======== MATERIALS PROVIDED
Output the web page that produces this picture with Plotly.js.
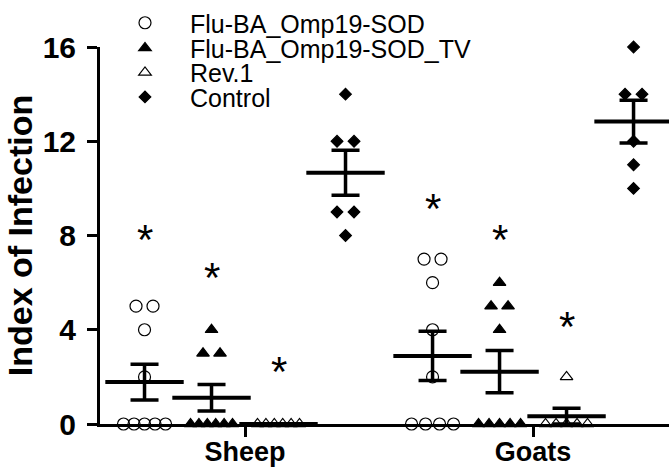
================
======== MATERIALS PROVIDED
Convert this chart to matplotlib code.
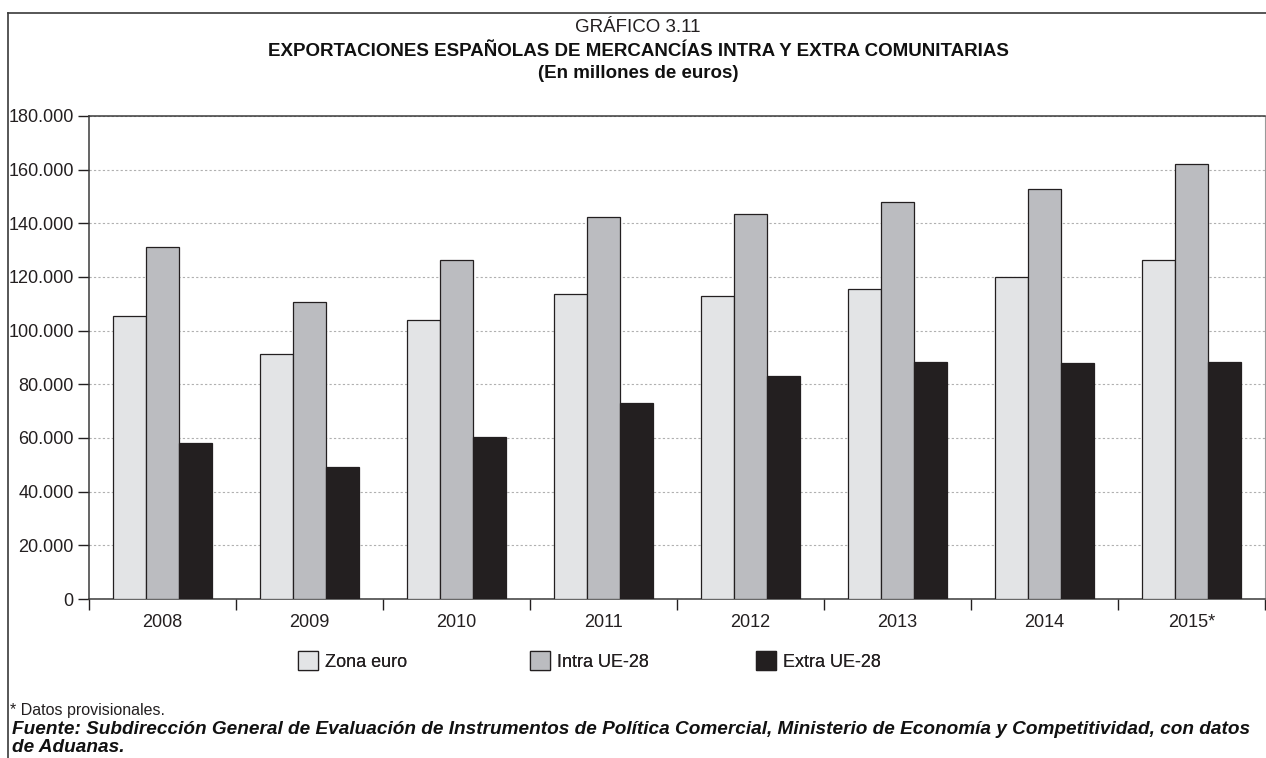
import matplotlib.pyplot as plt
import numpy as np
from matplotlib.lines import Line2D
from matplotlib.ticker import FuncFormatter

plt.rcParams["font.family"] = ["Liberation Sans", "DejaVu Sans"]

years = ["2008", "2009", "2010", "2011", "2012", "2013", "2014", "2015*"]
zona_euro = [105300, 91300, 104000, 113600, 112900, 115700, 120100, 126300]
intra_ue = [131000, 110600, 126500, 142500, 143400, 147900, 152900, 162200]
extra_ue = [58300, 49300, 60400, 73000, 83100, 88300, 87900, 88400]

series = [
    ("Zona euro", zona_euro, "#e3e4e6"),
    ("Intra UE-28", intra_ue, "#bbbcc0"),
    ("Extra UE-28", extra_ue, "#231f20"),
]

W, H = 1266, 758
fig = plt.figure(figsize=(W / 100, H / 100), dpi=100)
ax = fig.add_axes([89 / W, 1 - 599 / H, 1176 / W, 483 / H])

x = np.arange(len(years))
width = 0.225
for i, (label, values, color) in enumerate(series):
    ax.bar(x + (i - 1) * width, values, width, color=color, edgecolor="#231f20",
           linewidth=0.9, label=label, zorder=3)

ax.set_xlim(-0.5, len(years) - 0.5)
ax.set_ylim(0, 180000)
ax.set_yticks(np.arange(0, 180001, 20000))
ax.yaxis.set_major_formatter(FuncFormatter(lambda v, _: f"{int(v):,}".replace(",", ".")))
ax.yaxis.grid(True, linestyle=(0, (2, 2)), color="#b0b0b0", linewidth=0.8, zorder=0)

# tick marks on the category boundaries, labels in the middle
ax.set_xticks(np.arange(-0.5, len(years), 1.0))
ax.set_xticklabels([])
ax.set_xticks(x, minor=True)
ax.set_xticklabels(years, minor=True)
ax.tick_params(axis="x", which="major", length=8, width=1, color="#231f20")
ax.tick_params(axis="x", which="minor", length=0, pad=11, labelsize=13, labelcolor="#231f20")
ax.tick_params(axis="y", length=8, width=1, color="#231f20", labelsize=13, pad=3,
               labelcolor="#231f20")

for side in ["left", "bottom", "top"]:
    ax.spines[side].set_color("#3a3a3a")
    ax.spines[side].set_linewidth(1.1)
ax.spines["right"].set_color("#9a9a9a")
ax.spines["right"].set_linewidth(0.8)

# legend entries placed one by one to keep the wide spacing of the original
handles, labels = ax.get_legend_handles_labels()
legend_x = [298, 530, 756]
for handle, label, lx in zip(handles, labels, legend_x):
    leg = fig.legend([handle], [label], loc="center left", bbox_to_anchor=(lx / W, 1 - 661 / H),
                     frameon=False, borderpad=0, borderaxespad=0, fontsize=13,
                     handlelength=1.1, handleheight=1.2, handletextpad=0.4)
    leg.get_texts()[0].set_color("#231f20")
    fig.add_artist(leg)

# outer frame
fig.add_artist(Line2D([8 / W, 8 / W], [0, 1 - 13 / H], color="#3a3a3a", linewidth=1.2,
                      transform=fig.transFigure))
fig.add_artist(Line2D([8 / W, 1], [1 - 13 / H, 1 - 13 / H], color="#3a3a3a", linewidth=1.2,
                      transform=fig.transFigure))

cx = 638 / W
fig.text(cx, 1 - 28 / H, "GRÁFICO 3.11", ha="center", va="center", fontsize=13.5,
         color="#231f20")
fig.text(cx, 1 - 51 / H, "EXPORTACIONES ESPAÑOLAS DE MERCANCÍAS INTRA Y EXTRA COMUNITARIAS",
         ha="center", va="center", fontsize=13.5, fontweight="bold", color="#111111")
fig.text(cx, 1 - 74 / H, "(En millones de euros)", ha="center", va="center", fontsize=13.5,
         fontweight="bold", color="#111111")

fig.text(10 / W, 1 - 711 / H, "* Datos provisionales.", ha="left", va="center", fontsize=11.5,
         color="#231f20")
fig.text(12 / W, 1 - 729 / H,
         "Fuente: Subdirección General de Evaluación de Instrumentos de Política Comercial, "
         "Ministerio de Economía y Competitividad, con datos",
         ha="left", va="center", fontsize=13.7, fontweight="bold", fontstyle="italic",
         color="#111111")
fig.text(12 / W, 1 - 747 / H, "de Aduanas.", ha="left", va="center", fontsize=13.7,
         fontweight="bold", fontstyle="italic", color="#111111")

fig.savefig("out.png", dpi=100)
================
======== MATERIALS PROVIDED
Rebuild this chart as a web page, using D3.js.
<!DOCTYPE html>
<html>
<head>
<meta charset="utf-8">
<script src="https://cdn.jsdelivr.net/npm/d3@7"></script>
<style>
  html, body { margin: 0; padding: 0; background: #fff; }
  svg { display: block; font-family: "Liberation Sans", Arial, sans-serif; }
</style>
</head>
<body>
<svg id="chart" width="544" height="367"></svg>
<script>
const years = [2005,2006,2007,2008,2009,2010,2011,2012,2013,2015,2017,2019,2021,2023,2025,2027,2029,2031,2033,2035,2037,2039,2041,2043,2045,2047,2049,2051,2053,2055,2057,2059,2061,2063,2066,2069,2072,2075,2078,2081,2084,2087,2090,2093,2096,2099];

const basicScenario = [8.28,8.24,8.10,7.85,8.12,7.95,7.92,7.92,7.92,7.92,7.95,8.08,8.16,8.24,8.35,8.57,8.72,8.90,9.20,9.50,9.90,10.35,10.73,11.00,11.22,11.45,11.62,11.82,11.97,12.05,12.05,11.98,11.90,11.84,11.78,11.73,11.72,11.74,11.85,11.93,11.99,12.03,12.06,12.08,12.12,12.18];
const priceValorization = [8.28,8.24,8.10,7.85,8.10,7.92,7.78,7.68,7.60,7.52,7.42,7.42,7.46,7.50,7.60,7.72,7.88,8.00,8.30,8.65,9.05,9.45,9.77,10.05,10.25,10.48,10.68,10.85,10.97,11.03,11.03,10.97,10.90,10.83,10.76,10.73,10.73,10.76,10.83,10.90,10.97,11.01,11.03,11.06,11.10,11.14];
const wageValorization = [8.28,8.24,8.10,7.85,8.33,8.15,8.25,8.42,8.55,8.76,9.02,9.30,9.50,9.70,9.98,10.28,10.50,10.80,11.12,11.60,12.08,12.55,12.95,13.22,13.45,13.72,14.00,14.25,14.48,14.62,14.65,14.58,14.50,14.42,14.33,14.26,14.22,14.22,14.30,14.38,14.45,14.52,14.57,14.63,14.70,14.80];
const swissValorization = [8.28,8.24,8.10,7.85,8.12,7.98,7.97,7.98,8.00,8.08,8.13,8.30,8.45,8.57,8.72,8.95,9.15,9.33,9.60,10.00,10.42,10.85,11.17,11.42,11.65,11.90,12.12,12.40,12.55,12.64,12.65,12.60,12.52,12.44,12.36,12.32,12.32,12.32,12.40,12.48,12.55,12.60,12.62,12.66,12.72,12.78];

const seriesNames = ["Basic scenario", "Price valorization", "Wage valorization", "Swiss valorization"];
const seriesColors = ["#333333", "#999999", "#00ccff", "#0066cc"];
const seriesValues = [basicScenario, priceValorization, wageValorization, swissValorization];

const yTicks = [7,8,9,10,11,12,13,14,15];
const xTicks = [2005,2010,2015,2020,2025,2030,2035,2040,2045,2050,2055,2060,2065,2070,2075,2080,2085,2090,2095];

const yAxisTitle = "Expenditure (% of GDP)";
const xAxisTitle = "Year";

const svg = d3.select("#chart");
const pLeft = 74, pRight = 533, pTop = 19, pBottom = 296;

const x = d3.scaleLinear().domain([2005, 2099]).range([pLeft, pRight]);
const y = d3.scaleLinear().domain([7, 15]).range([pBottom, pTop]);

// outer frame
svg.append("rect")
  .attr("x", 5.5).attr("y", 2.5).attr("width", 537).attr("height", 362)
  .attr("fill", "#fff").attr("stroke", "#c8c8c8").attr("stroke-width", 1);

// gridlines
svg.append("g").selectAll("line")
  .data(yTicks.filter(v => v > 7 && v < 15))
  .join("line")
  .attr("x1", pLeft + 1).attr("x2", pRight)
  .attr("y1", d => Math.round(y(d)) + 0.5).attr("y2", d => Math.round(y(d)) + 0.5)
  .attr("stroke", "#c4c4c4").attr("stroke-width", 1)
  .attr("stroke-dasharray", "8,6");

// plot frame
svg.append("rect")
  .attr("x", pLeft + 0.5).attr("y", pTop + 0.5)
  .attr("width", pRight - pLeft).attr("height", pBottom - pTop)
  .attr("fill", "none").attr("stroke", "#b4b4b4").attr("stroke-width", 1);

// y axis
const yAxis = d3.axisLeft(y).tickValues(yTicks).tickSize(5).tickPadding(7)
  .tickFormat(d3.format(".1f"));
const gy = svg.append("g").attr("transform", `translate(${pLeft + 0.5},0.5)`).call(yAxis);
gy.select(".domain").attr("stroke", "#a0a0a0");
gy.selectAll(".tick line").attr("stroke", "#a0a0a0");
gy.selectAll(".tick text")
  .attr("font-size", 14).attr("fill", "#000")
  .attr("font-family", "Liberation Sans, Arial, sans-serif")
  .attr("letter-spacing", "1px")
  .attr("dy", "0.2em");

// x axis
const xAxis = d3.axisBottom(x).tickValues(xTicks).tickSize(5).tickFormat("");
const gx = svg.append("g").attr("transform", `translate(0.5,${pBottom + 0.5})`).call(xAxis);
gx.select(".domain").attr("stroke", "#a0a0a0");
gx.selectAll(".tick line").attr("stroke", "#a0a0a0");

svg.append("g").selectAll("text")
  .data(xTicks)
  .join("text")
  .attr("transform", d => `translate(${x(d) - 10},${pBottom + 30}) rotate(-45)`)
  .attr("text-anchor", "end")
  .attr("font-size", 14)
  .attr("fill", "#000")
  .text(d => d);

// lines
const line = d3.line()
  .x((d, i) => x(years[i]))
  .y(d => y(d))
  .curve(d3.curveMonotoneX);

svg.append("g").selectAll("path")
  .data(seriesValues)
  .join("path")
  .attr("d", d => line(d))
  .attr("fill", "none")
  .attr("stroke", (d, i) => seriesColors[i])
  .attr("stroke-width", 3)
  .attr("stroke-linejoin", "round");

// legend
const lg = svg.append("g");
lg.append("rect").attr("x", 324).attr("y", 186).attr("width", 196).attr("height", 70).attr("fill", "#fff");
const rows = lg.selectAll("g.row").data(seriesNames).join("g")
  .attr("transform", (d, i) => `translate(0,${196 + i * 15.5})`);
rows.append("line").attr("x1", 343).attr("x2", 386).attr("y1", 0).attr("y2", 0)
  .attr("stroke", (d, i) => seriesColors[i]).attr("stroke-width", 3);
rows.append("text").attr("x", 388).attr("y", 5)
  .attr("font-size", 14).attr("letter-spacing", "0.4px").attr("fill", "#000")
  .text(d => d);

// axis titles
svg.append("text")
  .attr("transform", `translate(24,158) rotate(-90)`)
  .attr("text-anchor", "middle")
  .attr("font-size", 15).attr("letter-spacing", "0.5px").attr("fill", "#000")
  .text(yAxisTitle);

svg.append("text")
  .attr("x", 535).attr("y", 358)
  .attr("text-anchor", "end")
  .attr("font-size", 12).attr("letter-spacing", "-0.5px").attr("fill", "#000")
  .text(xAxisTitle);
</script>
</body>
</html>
================
EXERCISE GOAL: Count how many lines contain "page" and give only that count.

FULL OUTPUT: 2